Another advantage is long-term. The vault helps you stay in touch with what you learned in college. When someone mentions a name that sounds familiar, you can quickly determine what you know about that person. When struggling to figure out a complicated problem in your life, you can turn back to the big ideas from your college career to see if any might prove useful. Similarly, providing book recommendations becomes a snap when you have a list of the most interesting books that you have read.
A final, somewhat stealthy advantage, is that just taking an hour or two to record, with just a few sentences the most important information from your courses, does wonders for cementing this information in your mind — even if you never explicitly seek it in your vault down the road.

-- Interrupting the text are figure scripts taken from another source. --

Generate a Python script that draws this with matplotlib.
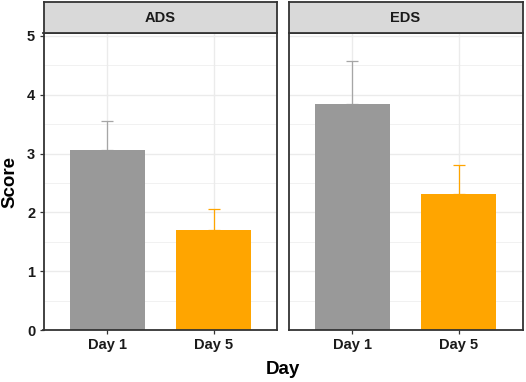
import matplotlib
matplotlib.use("Agg")
import matplotlib.pyplot as plt
import numpy as np

plt.rcParams["font.family"] = ["Liberation Sans", "DejaVu Sans"]

panels = ["ADS", "EDS"]
days = ["Day 1", "Day 5"]
means = {"ADS": [3.06, 1.70], "EDS": [3.84, 2.31]}
upper = {"ADS": [3.56, 2.05], "EDS": [4.58, 2.80]}
bar_colors = ["#999999", "#FFA500"]
err_colors = ["#A6A6A6", "#FFA500"]
y_ticks = [0, 1, 2, 3, 4, 5]

W, H = 526, 382
fig = plt.figure(figsize=(W / 100, H / 100), dpi=100)

panel_x = [(43.5, 277.5), (288.5, 522.5)]
top, bottom = 33, 330
strip_top = 2
edge = "#333333"

for i, (name, (x0, x1)) in enumerate(zip(panels, panel_x)):
    ax = fig.add_axes([x0 / W, 1 - bottom / H, (x1 - x0) / W, (bottom - top) / H])
    xs = np.arange(1, len(days) + 1)
    ax.set_xlim(0.4, 2.6)
    ax.set_ylim(0, 5.05)
    for y in np.arange(0.5, 5.1, 0.5):
        lw = 1.0 if float(y).is_integer() else 0.5
        ax.axhline(y, color="#EBEBEB", lw=lw, zorder=0)
    for x in xs:
        ax.axvline(x, color="#EBEBEB", lw=1.0, zorder=0)
    ax.bar(xs, means[name], width=0.7, color=bar_colors, zorder=2)
    for x, m, u, c in zip(xs, means[name], upper[name], err_colors):
        ax.errorbar([x], [m], yerr=[[0], [u - m]], fmt="none", ecolor=c,
                    elinewidth=0.9, capsize=4.5, capthick=0.9, zorder=1)
    ax.set_xticks(xs)
    ax.set_xticklabels(days, fontsize=10.5, fontweight="bold", color="#1A1A1A")
    ax.set_yticks(y_ticks)
    ax.tick_params(axis="both", direction="out", length=3, width=0.9,
                   color=edge, pad=3)
    if i == 0:
        ax.set_yticklabels([str(t) for t in y_ticks], fontsize=10.5,
                           fontweight="bold", color="#1A1A1A")
        ax.set_ylabel("Score", fontsize=13.5, fontweight="bold", labelpad=6)
    else:
        ax.tick_params(axis="y", length=0, labelleft=False)
    for s in ax.spines.values():
        s.set_color(edge)
        s.set_linewidth(1.3)

    sax = fig.add_axes([x0 / W, 1 - top / H, (x1 - x0) / W, (top - strip_top) / H])
    sax.set_facecolor("#D9D9D9")
    sax.set_xticks([])
    sax.set_yticks([])
    for s in sax.spines.values():
        s.set_color(edge)
        s.set_linewidth(1.3)
    sax.text(0.5, 0.5, name, ha="center", va="center", fontsize=10.5,
             fontweight="bold", color="#1A1A1A", transform=sax.transAxes)

fig.text((43.5 + 522.5) / 2 / W, 1 - 369 / H, "Day", ha="center", va="center",
         fontsize=13.5, fontweight="bold")

fig.savefig("out.png", dpi=100)
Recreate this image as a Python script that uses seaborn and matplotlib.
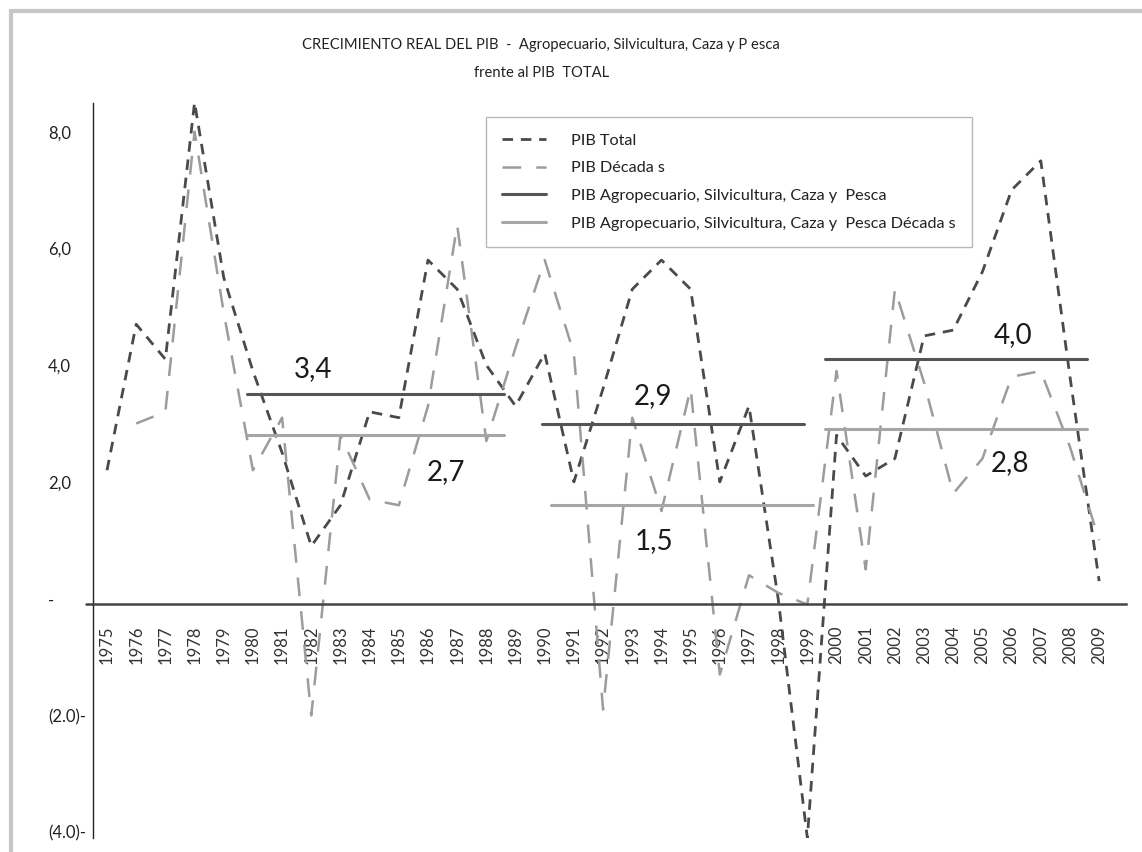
import matplotlib.pyplot as plt
import matplotlib.patches as mpatches
import matplotlib.transforms as mtransforms
import numpy as np
import pandas as pd
import seaborn as sns

# data
years = list(range(1975, 2010))
pib_total = [2.1, 4.6, 4.0, 8.4, 5.4, 3.8, 2.4, 0.8, 1.5, 3.1,
             3.0, 5.7, 5.2, 3.9, 3.2, 4.1, 1.9, 3.5, 5.2, 5.7,
             5.2, 1.9, 3.2, -0.1, -4.2, 2.7, 2.0, 2.3, 4.4, 4.5,
             5.5, 6.9, 7.4, 3.7, 0.2]
pib_decadas = [np.nan, 2.9, 3.1, 7.9, 4.8, 2.1, 3.0, -2.1, 2.7, 1.6,
               1.5, 3.2, 6.3, 2.6, 4.2, 5.7, 4.1, -2.0, 3.0, 1.4,
               3.5, -1.4, 0.3, 0.0, -0.2, 3.8, 0.4, 5.2, 3.6, 1.7,
               2.3, 3.7, 3.8, 2.5, 0.9]

# decade averages and the year span each line covers
agro_avg = [3.4, 2.9, 4.0]
agro_span = [(1979.8, 1988.6), (1989.9, 1998.9), (1999.6, 2008.6)]
agro_dec_avg = [2.7, 1.5, 2.8]
agro_dec_span = [(1979.8, 1988.6), (1990.2, 1999.2), (1999.6, 2008.6)]

ytick_values = [8, 6, 4, 2, 0, -2, -4]
ytick_labels = ["8,0", "6,0", "4,0", "2,0", "-", "(2.0)-", "(4.0)-"]

labels = ["PIB Total", "PIB Década s",
          "PIB Agropecuario, Silvicultura, Caza y  Pesca",
          "PIB Agropecuario, Silvicultura, Caza y  Pesca Década s"]

df = pd.DataFrame({"Año": years, "Total": pib_total, "Decadas": pib_decadas})

sns.set_style("white")
plt.rcParams["font.family"] = ["Lato", "DejaVu Sans"]

W, H = 1142, 852
fig = plt.figure(figsize=(W / 100, H / 100), dpi=100)
ax = fig.add_axes([93 / W, 1 - 838 / H, (1126 - 93) / W, (838 - 103) / H])

dark = "#4a4a4a"
light = "#9c9c9c"

sns.lineplot(data=df, x="Año", y="Total", ax=ax, color=dark, linewidth=2.0,
             linestyle=(0, (3.8, 2.8)), label=labels[0])
sns.lineplot(data=df, x="Año", y="Decadas", ax=ax, color=light, linewidth=1.8,
             linestyle=(0, (7.5, 6.0)), label=labels[1])

# decade average lines
for i, (v, (x0, x1)) in enumerate(zip(agro_avg, agro_span)):
    ax.plot([x0, x1], [v, v], color="#555555", linewidth=2.2,
            label=labels[2] if i == 0 else None)
for i, (v, (x0, x1)) in enumerate(zip(agro_dec_avg, agro_dec_span)):
    ax.plot([x0, x1], [v, v], color="#a6a6a6", linewidth=2.2,
            label=labels[3] if i == 0 else None)

# value labels next to the decade lines
label_pos_dark = [(1982.05, 3.84), (1993.7, 3.37), (2006.05, 4.42)]
label_pos_light = [(1986.6, 2.07), (1993.75, 0.89), (2005.95, 2.23)]
for v, (lx, ly) in zip(agro_avg + agro_dec_avg, label_pos_dark + label_pos_light):
    ax.text(lx, ly, f"{v:.1f}".replace(".", ","), ha="center", va="center",
            fontsize=20, color="#1a1a1a")

ax.set_xlim(1974.52, 2009.92)
ax.set_ylim(-4.2, 8.39)

# axes look
for s in ["top", "right"]:
    ax.spines[s].set_visible(False)
ax.spines["left"].set_color("#222222")
ax.spines["left"].set_linewidth(1.0)
ax.spines["bottom"].set_position(("data", -0.2))
ax.spines["bottom"].set_color("#444444")
ax.spines["bottom"].set_linewidth(1.8)
# the horizontal axis pokes out a little to the left of the y axis
ax.plot([-0.007, 0], [-0.2, -0.2], color="#444444", linewidth=1.8,
        transform=ax.get_yaxis_transform(), clip_on=False)

ax.set_xticks(years)
ax.set_xticklabels([str(y) for y in years], rotation=90, fontsize=12,
                   color="#333333", va="top")
ax.tick_params(axis="x", length=0, pad=15)
ax.set_yticks(ytick_values)
ax.set_yticklabels(ytick_labels, fontsize=12, color="#222222")
ax.tick_params(axis="y", length=0, pad=32.4)
shift_down = mtransforms.ScaledTranslation(0, -6 / 100, fig.dpi_scale_trans)
for lbl in ax.get_yticklabels():
    lbl.set_horizontalalignment("left")
    lbl.set_transform(lbl.get_transform() + shift_down)
ax.set_xlabel("")
ax.set_ylabel("")
ax.grid(False)

leg = ax.legend(loc="upper left", bbox_to_anchor=(486 / W, 1 - 117 / H),
                bbox_transform=fig.transFigure, borderaxespad=0, fontsize=11.7,
                frameon=True, fancybox=False, handlelength=2.7,
                handletextpad=1.55, labelspacing=0.82, borderpad=1.0)
leg.get_frame().set_edgecolor("#a8a8a8")
leg.get_frame().set_linewidth(1.0)
for t in leg.get_texts():
    t.set_color("#222222")

fig.text(0.474, 1 - 45 / H,
         "CRECIMIENTO REAL DEL PIB  -  Agropecuario, Silvicultura, Caza y P esca",
         ha="center", va="center", fontsize=10.6, color="#222222")
fig.text(0.474, 1 - 73 / H, "frente al PIB  TOTAL", ha="center", va="center",
         fontsize=10.6, color="#222222")

# light grey frame around the page
frame = mpatches.Rectangle((10.5 / W, -0.2), 1.3, 1.2 - 10.5 / H,
                           transform=fig.transFigure, fill=False,
                           edgecolor="#c6c6c6", linewidth=3.0, clip_on=False)
fig.add_artist(frame)

fig.savefig("out.png", dpi=100)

(The alert reader might have noticed that maintaining the vault during the semester might aid exam review and paper prep. I agree with the alert reader. Keep this in mind as a new term dawns.)
In Conclusion
This might not be for everybody. It’s extra work and doesn’t necessarily provide immediate tangible benefits. But if you do try this technique, in the long run, you’ll be happy to have captured the benefits of all those hours of hard thinking. In other words: you’ll get your money’s worth from your education.